** START OF RECORDS SHOWN **

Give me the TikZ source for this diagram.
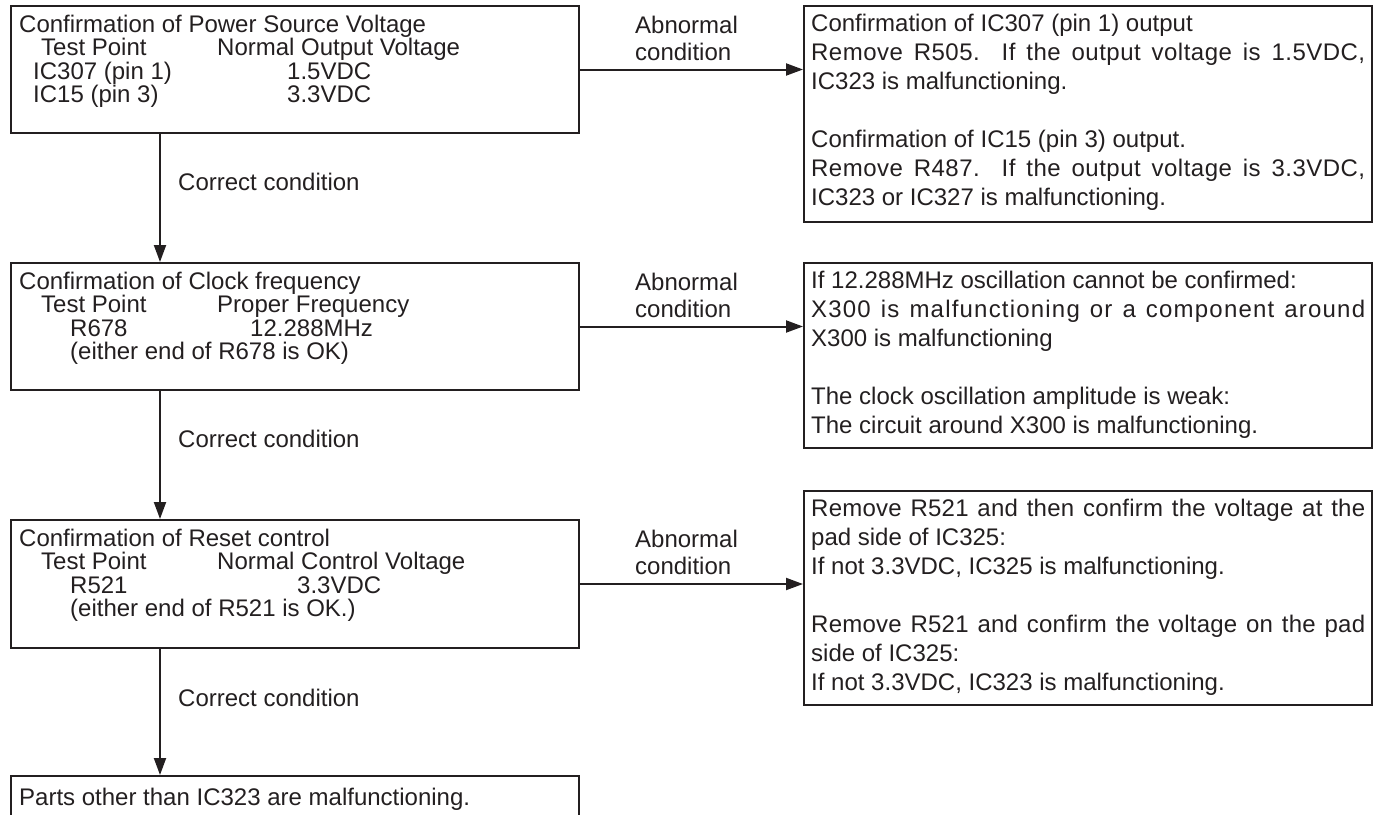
\documentclass[tikz,border=0pt]{standalone}
\usepackage{fontspec}
\setmainfont{Liberation Sans}
\usetikzlibrary{arrows.meta}
\definecolor{ink}{HTML}{231F20}
\newcommand\justline[2]{\makebox[554pt][s]{\addfontfeature{LetterSpace=#1}#2}}
\begin{document}
\begin{tikzpicture}[x=1pt,y=-1pt,
  box/.style={draw=ink, line width=2pt, inner sep=0pt, anchor=north west, minimum width=568pt},
  txt/.style={anchor=base west, inner sep=0pt, text=ink, font=\fontsize{24}{24}\selectfont},
  conn/.style={draw=ink, line width=2pt, -{Triangle[length=17pt,width=12pt]}},
]
\useasboundingbox (0,0) rectangle (1381,814);
% left boxes
\node[box, minimum height=127pt] (b1) at (10,5) {};
\node[box, minimum height=127pt] (b2) at (10,262) {};
\node[box, minimum height=128pt] (b3) at (10,519) {};
\node[box, minimum height=70pt] (b4) at (10,775) {};
% right boxes
\node[box, minimum height=216pt] (r1) at (803,5) {};
\node[box, minimum height=185pt] (r2) at (803,262) {};
\node[box, minimum height=214pt] (r3) at (803,490) {};
% box 1 text
\node[txt] (b1t1) at (19,32) {Confirmation of Power Source Voltage};
\node[txt] (b1t2) at (41,55.5) {Test Point};
\node[txt] (b1t3) at (217,55.5) {Normal Output Voltage};
\node[txt] (b1t4) at (33,79) {IC307 (pin 1)};
\node[txt] (b1t5) at (287,79) {1.5VDC};
\node[txt] (b1t6) at (33,102.5) {IC15 (pin 3)};
\node[txt] (b1t7) at (287,102.5) {3.3VDC};
% box 2 text
\node[txt] (b2t1) at (19,289) {Confirmation of Clock frequency};
\node[txt] (b2t2) at (41,312.5) {Test Point};
\node[txt] (b2t3) at (217,312.5) {Proper Frequency};
\node[txt] (b2t4) at (70,336) {R678};
\node[txt] (b2t5) at (250,336) {12.288MHz};
\node[txt] (b2t6) at (70,359.5) {(either end of R678 is OK)};
% box 3 text
\node[txt] (b3t1) at (19,546) {Confirmation of Reset control};
\node[txt] (b3t2) at (41,569.5) {Test Point};
\node[txt] (b3t3) at (217,569.5) {Normal Control Voltage};
\node[txt] (b3t4) at (70,593) {R521};
\node[txt] (b3t5) at (297,593) {3.3VDC};
\node[txt] (b3t6) at (70,616.5) {(either end of R521 is OK.)};
% box 4 text
\node[txt] (b4t1) at (19,805) {Parts other than IC323 are malfunctioning.};
% right box 1 text
\node[txt] (r1t1) at (811,31) {Confirmation of IC307 (pin 1) output};
\node[txt] (r1t2) at (811,60) {\justline{2}{Remove R505.\ \ If the output voltage is 1.5VDC,}};
\node[txt] (r1t3) at (811,89) {IC323 is malfunctioning.};
\node[txt] (r1t4) at (811,147) {Confirmation of IC15 (pin 3) output.};
\node[txt] (r1t5) at (811,176) {\justline{2}{Remove R487.\ \ If the output voltage is 3.3VDC,}};
\node[txt] (r1t6) at (811,205) {IC323 or IC327 is malfunctioning.};
% right box 2 text
\node[txt] (r2t1) at (811,288) {If 12.288MHz oscillation cannot be confirmed:};
\node[txt] (r2t2) at (811,317) {\justline{5}{X300 is malfunctioning or a component around}};
\node[txt] (r2t3) at (811,346) {X300 is malfunctioning};
\node[txt] (r2t4) at (811,404) {The clock oscillation amplitude is weak:};
\node[txt] (r2t5) at (811,433) {The circuit around X300 is malfunctioning.};
% right box 3 text
\node[txt] (r3t1) at (811,516) {\justline{1}{Remove R521 and then confirm the voltage at the}};
\node[txt] (r3t2) at (811,545) {pad side of IC325:};
\node[txt] (r3t3) at (811,574) {If not 3.3VDC, IC325 is malfunctioning.};
\node[txt] (r3t4) at (811,632) {\justline{1}{Remove R521 and confirm the voltage on the pad}};
\node[txt] (r3t5) at (811,661) {side of IC325:};
\node[txt] (r3t6) at (811,690) {If not 3.3VDC, IC323 is malfunctioning.};
% abnormal labels
\node[txt] (a1a) at (635,33) {Abnormal};
\node[txt] (a1b) at (635,60) {condition};
\node[txt] (a2a) at (635,290) {Abnormal};
\node[txt] (a2b) at (635,317) {condition};
\node[txt] (a3a) at (635,547) {Abnormal};
\node[txt] (a3b) at (635,574) {condition};
% correct labels
\node[txt] (c1) at (178,190) {Correct condition};
\node[txt] (c2) at (178,447) {Correct condition};
\node[txt] (c3) at (178,706) {Correct condition};
% connectors
\coordinate (v) at (160,0);
\draw[conn] (b1.south -| v) -- (b2.north -| v);
\draw[conn] (b2.south -| v) -- (b3.north -| v);
\draw[conn] (b3.south -| v) -- (b4.north -| v);
\draw[conn] (b1.east) -- (b1.east -| r1.west);
\draw[conn] (b2.east) -- (b2.east -| r2.west);
\draw[conn] (b3.east) -- (b3.east -| r3.west);
\end{tikzpicture}
\end{document}
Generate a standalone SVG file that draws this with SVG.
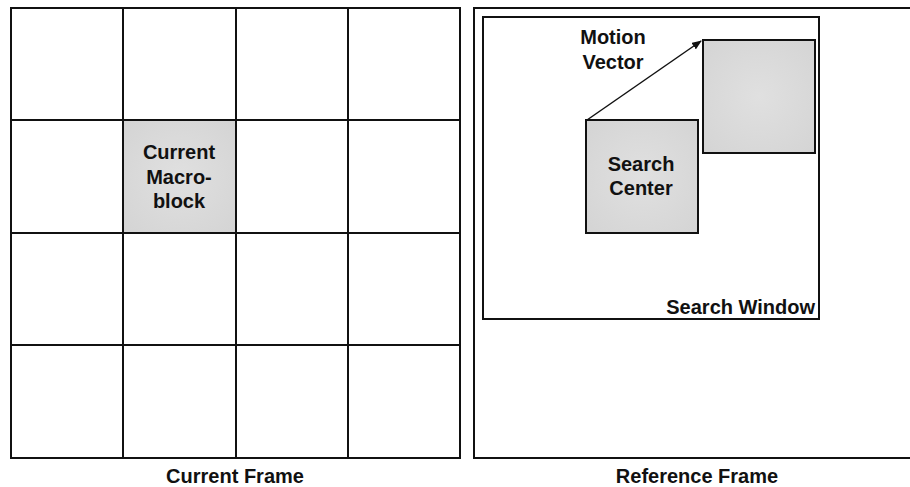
<svg xmlns="http://www.w3.org/2000/svg" width="910" height="487" viewBox="0 0 910 487">
  <defs>
    <radialGradient id="blockFill" cx="50%" cy="50%" r="70%">
      <stop offset="0" stop-color="#e0e0e0"/>
      <stop offset="1" stop-color="#d4d4d4"/>
    </radialGradient>
    <marker id="arrowHead" markerWidth="10" markerHeight="8" refX="9" refY="4" orient="auto" markerUnits="userSpaceOnUse">
      <path d="M0,0 L10,4 L0,8 Z" fill="#111"/>
    </marker>
    <style>
      .frame { fill: #fff; stroke: #111; stroke-width: 2; }
      .grid { stroke: #111; stroke-width: 2; fill: none; }
      .block { fill: url(#blockFill); stroke: #111; stroke-width: 2; }
      .label { font-family: "Liberation Sans", Arial, sans-serif; font-weight: bold; font-size: 20px; fill: #111; }
      .mid { text-anchor: middle; }
    </style>
  </defs>
  <rect width="910" height="487" fill="#fff"/>

  <!-- Current frame: 4x4 grid of macroblocks -->
  <g id="current-frame">
    <rect class="frame" x="11" y="8" width="449" height="450"/>
    <rect x="124" y="121" width="111" height="111" fill="url(#blockFill)"/>
    <path class="grid" d="M123,8 V458 M236,8 V458 M348,8 V458 M11,120 H460 M11,233 H460 M11,345 H460"/>
    <text class="label mid" x="235" y="483">Current Frame</text>
  </g>

  <g id="current-macroblock">
    <text class="label mid" x="179" y="159">Current</text>
    <text class="label mid" x="179" y="184">Macro-</text>
    <text class="label mid" x="179" y="208">block</text>
  </g>

  <!-- Reference frame, running off the right edge -->
  <g id="reference-frame">
    <rect class="frame" x="474" y="8" width="460" height="450"/>
    <text class="label mid" x="697" y="483">Reference Frame</text>
  </g>

  <g id="search-window">
    <rect class="frame" x="483" y="17" width="336" height="302"/>
    <text class="label" x="815" y="314" text-anchor="end">Search Window</text>
  </g>

  <g id="search-center">
    <rect class="block" x="586" y="120" width="112" height="113"/>
    <text class="label mid" x="641" y="171">Search</text>
    <text class="label mid" x="641" y="195">Center</text>
  </g>

  <g id="best-match">
    <rect class="block" x="703" y="40" width="112" height="113"/>
  </g>

  <g id="connectors">
    <line x1="587" y1="120" x2="701" y2="41" stroke="#111" stroke-width="1.5" marker-end="url(#arrowHead)"/>
    <text class="label mid" x="613" y="44">Motion</text>
    <text class="label mid" x="613" y="69">Vector</text>
  </g>
</svg>
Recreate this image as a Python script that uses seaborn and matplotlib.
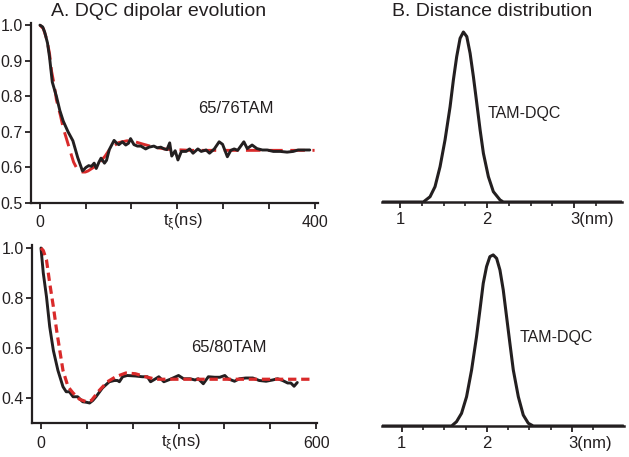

** END OF RECORDS SHOWN **

▸ **YOUR GOAL**: Output all the records, word for word, with no pictures in the copy.

▸ **WRITTEN ANSWER**:
Give me the TikZ source for this diagram.
\documentclass[tikz,border=0pt]{standalone}
\usepackage{fontspec}
\setmainfont{Liberation Sans}
\usetikzlibrary{arrows.meta}
\definecolor{ink}{HTML}{231F20}
\newcommand\justline[2]{\makebox[554pt][s]{\addfontfeature{LetterSpace=#1}#2}}
\begin{document}
\begin{tikzpicture}[x=1pt,y=-1pt,
  box/.style={draw=ink, line width=2pt, inner sep=0pt, anchor=north west, minimum width=568pt},
  txt/.style={anchor=base west, inner sep=0pt, text=ink, font=\fontsize{24}{24}\selectfont},
  conn/.style={draw=ink, line width=2pt, -{Triangle[length=17pt,width=12pt]}},
]
\useasboundingbox (0,0) rectangle (1381,814);
% left boxes
\node[box, minimum height=127pt] (b1) at (10,5) {};
\node[box, minimum height=127pt] (b2) at (10,262) {};
\node[box, minimum height=128pt] (b3) at (10,519) {};
\node[box, minimum height=70pt] (b4) at (10,775) {};
% right boxes
\node[box, minimum height=216pt] (r1) at (803,5) {};
\node[box, minimum height=185pt] (r2) at (803,262) {};
\node[box, minimum height=214pt] (r3) at (803,490) {};
% box 1 text
\node[txt] (b1t1) at (19,32) {Confirmation of Power Source Voltage};
\node[txt] (b1t2) at (41,55.5) {Test Point};
\node[txt] (b1t3) at (217,55.5) {Normal Output Voltage};
\node[txt] (b1t4) at (33,79) {IC307 (pin 1)};
\node[txt] (b1t5) at (287,79) {1.5VDC};
\node[txt] (b1t6) at (33,102.5) {IC15 (pin 3)};
\node[txt] (b1t7) at (287,102.5) {3.3VDC};
% box 2 text
\node[txt] (b2t1) at (19,289) {Confirmation of Clock frequency};
\node[txt] (b2t2) at (41,312.5) {Test Point};
\node[txt] (b2t3) at (217,312.5) {Proper Frequency};
\node[txt] (b2t4) at (70,336) {R678};
\node[txt] (b2t5) at (250,336) {12.288MHz};
\node[txt] (b2t6) at (70,359.5) {(either end of R678 is OK)};
% box 3 text
\node[txt] (b3t1) at (19,546) {Confirmation of Reset control};
\node[txt] (b3t2) at (41,569.5) {Test Point};
\node[txt] (b3t3) at (217,569.5) {Normal Control Voltage};
\node[txt] (b3t4) at (70,593) {R521};
\node[txt] (b3t5) at (297,593) {3.3VDC};
\node[txt] (b3t6) at (70,616.5) {(either end of R521 is OK.)};
% box 4 text
\node[txt] (b4t1) at (19,805) {Parts other than IC323 are malfunctioning.};
% right box 1 text
\node[txt] (r1t1) at (811,31) {Confirmation of IC307 (pin 1) output};
\node[txt] (r1t2) at (811,60) {\justline{2}{Remove R505.\ \ If the output voltage is 1.5VDC,}};
\node[txt] (r1t3) at (811,89) {IC323 is malfunctioning.};
\node[txt] (r1t4) at (811,147) {Confirmation of IC15 (pin 3) output.};
\node[txt] (r1t5) at (811,176) {\justline{2}{Remove R487.\ \ If the output voltage is 3.3VDC,}};
\node[txt] (r1t6) at (811,205) {IC323 or IC327 is malfunctioning.};
% right box 2 text
\node[txt] (r2t1) at (811,288) {If 12.288MHz oscillation cannot be confirmed:};
\node[txt] (r2t2) at (811,317) {\justline{5}{X300 is malfunctioning or a component around}};
\node[txt] (r2t3) at (811,346) {X300 is malfunctioning};
\node[txt] (r2t4) at (811,404) {The clock oscillation amplitude is weak:};
\node[txt] (r2t5) at (811,433) {The circuit around X300 is malfunctioning.};
% right box 3 text
\node[txt] (r3t1) at (811,516) {\justline{1}{Remove R521 and then confirm the voltage at the}};
\node[txt] (r3t2) at (811,545) {pad side of IC325:};
\node[txt] (r3t3) at (811,574) {If not 3.3VDC, IC325 is malfunctioning.};
\node[txt] (r3t4) at (811,632) {\justline{1}{Remove R521 and confirm the voltage on the pad}};
\node[txt] (r3t5) at (811,661) {side of IC325:};
\node[txt] (r3t6) at (811,690) {If not 3.3VDC, IC323 is malfunctioning.};
% abnormal labels
\node[txt] (a1a) at (635,33) {Abnormal};
\node[txt] (a1b) at (635,60) {condition};
\node[txt] (a2a) at (635,290) {Abnormal};
\node[txt] (a2b) at (635,317) {condition};
\node[txt] (a3a) at (635,547) {Abnormal};
\node[txt] (a3b) at (635,574) {condition};
% correct labels
\node[txt] (c1) at (178,190) {Correct condition};
\node[txt] (c2) at (178,447) {Correct condition};
\node[txt] (c3) at (178,706) {Correct condition};
% connectors
\coordinate (v) at (160,0);
\draw[conn] (b1.south -| v) -- (b2.north -| v);
\draw[conn] (b2.south -| v) -- (b3.north -| v);
\draw[conn] (b3.south -| v) -- (b4.north -| v);
\draw[conn] (b1.east) -- (b1.east -| r1.west);
\draw[conn] (b2.east) -- (b2.east -| r2.west);
\draw[conn] (b3.east) -- (b3.east -| r3.west);
\end{tikzpicture}
\end{document}
Generate a standalone SVG file that draws this with SVG.
<svg xmlns="http://www.w3.org/2000/svg" width="910" height="487" viewBox="0 0 910 487">
  <defs>
    <radialGradient id="blockFill" cx="50%" cy="50%" r="70%">
      <stop offset="0" stop-color="#e0e0e0"/>
      <stop offset="1" stop-color="#d4d4d4"/>
    </radialGradient>
    <marker id="arrowHead" markerWidth="10" markerHeight="8" refX="9" refY="4" orient="auto" markerUnits="userSpaceOnUse">
      <path d="M0,0 L10,4 L0,8 Z" fill="#111"/>
    </marker>
    <style>
      .frame { fill: #fff; stroke: #111; stroke-width: 2; }
      .grid { stroke: #111; stroke-width: 2; fill: none; }
      .block { fill: url(#blockFill); stroke: #111; stroke-width: 2; }
      .label { font-family: "Liberation Sans", Arial, sans-serif; font-weight: bold; font-size: 20px; fill: #111; }
      .mid { text-anchor: middle; }
    </style>
  </defs>
  <rect width="910" height="487" fill="#fff"/>

  <!-- Current frame: 4x4 grid of macroblocks -->
  <g id="current-frame">
    <rect class="frame" x="11" y="8" width="449" height="450"/>
    <rect x="124" y="121" width="111" height="111" fill="url(#blockFill)"/>
    <path class="grid" d="M123,8 V458 M236,8 V458 M348,8 V458 M11,120 H460 M11,233 H460 M11,345 H460"/>
    <text class="label mid" x="235" y="483">Current Frame</text>
  </g>

  <g id="current-macroblock">
    <text class="label mid" x="179" y="159">Current</text>
    <text class="label mid" x="179" y="184">Macro-</text>
    <text class="label mid" x="179" y="208">block</text>
  </g>

  <!-- Reference frame, running off the right edge -->
  <g id="reference-frame">
    <rect class="frame" x="474" y="8" width="460" height="450"/>
    <text class="label mid" x="697" y="483">Reference Frame</text>
  </g>

  <g id="search-window">
    <rect class="frame" x="483" y="17" width="336" height="302"/>
    <text class="label" x="815" y="314" text-anchor="end">Search Window</text>
  </g>

  <g id="search-center">
    <rect class="block" x="586" y="120" width="112" height="113"/>
    <text class="label mid" x="641" y="171">Search</text>
    <text class="label mid" x="641" y="195">Center</text>
  </g>

  <g id="best-match">
    <rect class="block" x="703" y="40" width="112" height="113"/>
  </g>

  <g id="connectors">
    <line x1="587" y1="120" x2="701" y2="41" stroke="#111" stroke-width="1.5" marker-end="url(#arrowHead)"/>
    <text class="label mid" x="613" y="44">Motion</text>
    <text class="label mid" x="613" y="69">Vector</text>
  </g>
</svg>
Recreate this image as a Python script that uses seaborn and matplotlib.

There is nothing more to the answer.